US: Nearly 17000 show up to try for Ford jobs in Louisville
USA TODAY - Some 16,837 people showed up at the local Kentucky Office of Employment & Training in the past week seeking jobs at Ford's Louisville Assembly Plant.
The deadline was today to submit an application and a lottery tomorrow picks who gets to go on for consideration by Ford for the jobs paying $15.51 per hour. The number who'll advance via the lottery wasn't disclosed.
Sadly, the odds are that very few of these folks will become one of the 1,800 more workers Ford says it needs to reopens the plant in November with 2,900 on two shifts building the redesigned Escape crossover SUV.
The jobs can be claimed first by Ford workers laid off in Louisville or at Ford plants elsewhere in North America.
Also the lottery may have up to 5,000 more people in it. Each of the 5,000 active UAW Ford workers in the Louisville area got referral slips for the lottery that they could pass to potential applicants among their family and friends , Ford spokeswoman Marcey Evans said.
Ford will consider lottery winners' qualifications, conduct a math tests and other screenings, do background checks and interview to make hires. The lottery begins tomorrow at 7 a.m. at the Louisville plant.
Given the economy, the number of job seekers is not surprising:
"That tells you something," said James Atkinson, a former lineworker at Louisville Assembly who now is a career counselor at the University of Louisville. Many Ford applicants are likely seeking to upgrade from lower wage jobs. "There are still a lot of people who are underemployed or unemployed," he said.
The new Ford jobs pay about half the wages of veteran UAW Ford workers. Health benefits begin for new workers after eight months on the job.

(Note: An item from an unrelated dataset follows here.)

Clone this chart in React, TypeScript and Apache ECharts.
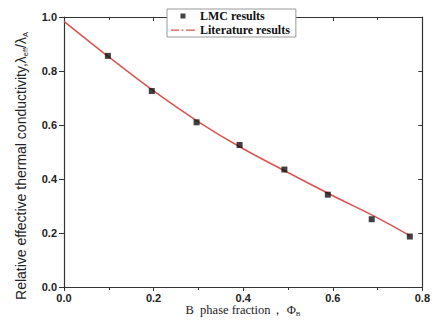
import React, { useEffect, useRef } from "react";
import * as echarts from "echarts";

const lmcX = [0.098, 0.196, 0.296, 0.392, 0.492, 0.589, 0.687, 0.772];
const lmcY = [0.856, 0.726, 0.61, 0.526, 0.435, 0.342, 0.251, 0.187];
const litX = [0.0, 0.1, 0.2, 0.3, 0.4, 0.5, 0.6, 0.7, 0.772];
const litY = [0.984, 0.852, 0.726, 0.612, 0.512, 0.424, 0.338, 0.256, 0.19];

const SQUARE_ICON = "path://M0,0h0.01v0.01h-0.01z M24,10h0.01v0.01h-0.01z M9.5,2.5h5v5h-5z";
const DASHDOT_ICON = "path://M0,0h0.01v0.01h-0.01z M24,10h0.01v0.01h-0.01z M0,4.5h8v1.2h-8z M10.5,4.5h2v1.2h-2z M15,4.5h9v1.2h-9z";

export default function App() {
  const ref = useRef<HTMLDivElement>(null);
  useEffect(() => {
    const chart = echarts.init(ref.current!, null, { renderer: "svg" });
    const axisColor = "#333";
    const tickLbl = { fontFamily: "Liberation Sans, Arial", fontWeight: "bold" as const, fontSize: 11, color: "#222" };
    chart.setOption({
      animation: false,
      backgroundColor: "#fff",
      grid: { left: 64, right: 9, top: 17, bottom: 39 },
      legend: {
        left: 167,
        top: 9,
        orient: "vertical",
        itemGap: 2,
        itemWidth: 24,
        itemHeight: 10,
        padding: [1, 6, 1, 4],
        borderColor: "#999",
        borderWidth: 1,
        backgroundColor: "#fff",
        textStyle: { fontFamily: "Liberation Serif, Times New Roman", fontWeight: "bold", fontSize: 12, color: "#111" },
        data: [
          { name: "LMC results", icon: SQUARE_ICON, itemStyle: { color: "#111" } },
          { name: "Literature results", icon: DASHDOT_ICON, itemStyle: { color: "#d9534f" } },
        ],
      },
      graphic: [
        {
          type: "text",
          x: 21,
          y: 166,
          rotation: Math.PI / 2,
          style: {
            text: "Relative effective thermal conductivity,\u03BB{sub|eff}/\u03BB{sub|A}",
            fontFamily: "Liberation Sans, Arial",
            fontSize: 14,
            fill: "#222",
            align: "center",
            verticalAlign: "middle",
            rich: { sub: { fontSize: 7.5, fill: "#222", padding: [8, 0, 0, 0], fontFamily: "Liberation Sans, Arial" } },
          },
        },
        {
          type: "text",
          x: 243,
          y: 310,
          style: {
            text: "B  phase fraction\uFF0C \u03A6{sub|B}",
            fontFamily: "Liberation Serif, Times New Roman",
            fontSize: 12.5,
            fill: "#222",
            align: "center",
            verticalAlign: "middle",
            rich: { sub: { fontSize: 7, fill: "#222", padding: [7, 0, 0, 0], fontFamily: "Liberation Serif" } },
          },
        },
      ],
      xAxis: [
        {
          type: "value",
          min: 0,
          max: 0.8,
          interval: 0.2,
          axisLine: { show: true, onZero: false, lineStyle: { color: axisColor, width: 1.2 } },
          axisTick: { show: true, inside: false, length: 4, lineStyle: { color: axisColor } },
          minorTick: { show: true, splitNumber: 2, length: 3, lineStyle: { color: axisColor } },
          axisLabel: { ...tickLbl, margin: 5, formatter: (v: number) => v.toFixed(1) },
          splitLine: { show: false },
        },
        {
          type: "value",
          position: "top",
          min: 0,
          max: 0.8,
          interval: 0.2,
          axisLine: { show: true, onZero: false, lineStyle: { color: axisColor, width: 1.2 } },
          axisTick: { show: true, inside: true, length: 4, lineStyle: { color: axisColor } },
          minorTick: { show: true, splitNumber: 2, length: 3, lineStyle: { color: axisColor } },
          axisLabel: { show: false },
          splitLine: { show: false },
        },
      ],
      yAxis: [
        {
          type: "value",
          min: 0,
          max: 1.0,
          interval: 0.2,
          axisLine: { show: true, onZero: false, lineStyle: { color: axisColor, width: 1.2 } },
          axisTick: { show: true, inside: false, length: 5, lineStyle: { color: axisColor } },
          minorTick: { show: false },
          axisLabel: { ...tickLbl, margin: 7, formatter: (v: number) => v.toFixed(1) },
          splitLine: { show: false },
        },
        {
          type: "value",
          position: "right",
          min: 0,
          max: 1.0,
          interval: 0.2,
          axisLine: { show: true, onZero: false, lineStyle: { color: axisColor, width: 1.2 } },
          axisTick: { show: true, inside: true, length: 4, lineStyle: { color: axisColor } },
          axisLabel: { show: false },
          splitLine: { show: false },
        },
      ],
      series: [
        {
          name: "Literature results",
          type: "line",
          smooth: 0.3,
          symbol: "none",
          data: litX.map((x, i) => [x, litY[i]]),
          lineStyle: { color: "#d9534f", width: 1.5 },
          itemStyle: { color: "#d9534f" },
          z: 2,
        },
        {
          name: "LMC results",
          type: "scatter",
          symbol: "rect",
          symbolSize: 6,
          data: lmcX.map((x, i) => [x, lmcY[i]]),
          itemStyle: { color: "#111" },
          z: 3,
        },
      ],
    });
    return () => chart.dispose();
  }, []);
  return <div ref={ref} style={{ position: "absolute", left: 0, top: 0, width: 433, height: 326 }} />;
}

Steven M. Stone, the UAW building chairman at the Ford plant said the number of applicants was easily anticipated, even at the lower, second tier beginning wage that's about half what veteran union members at the plant are paid. "Those are good jobs even though they are `two tier'."
Perhaps the biggest concession UAW workers made in recent years was the creation of the second tier of lower paid workers to comprise, in Ford's contract, no more than 20% itss U.S. workforce. The Louisville Assembly Plant will be among the first in Ford's system to employ a two-tier workforce.
The second-tier wage of more than $15 hourly still is double the minimum wage "and could help a lot of people," applicant Kimberly Carter, a 45-year-old cosmetologist, said as she applied today for one of the jobs with her daughter Lubbrea Carter, 21.
Unemployed Somali immigrant Anab Rashid, 27, said she heard news of the Ford hiring on the radio. "I just want a job," said Rashid, adding she emigrated to the U.S. in 2000.
"I hope I get lucky," said Brad Bell, 32, adding he worked part time shuttling packages at United Parcel Service for a decade and is now jobless and living in his childhood home in Shively, Ky.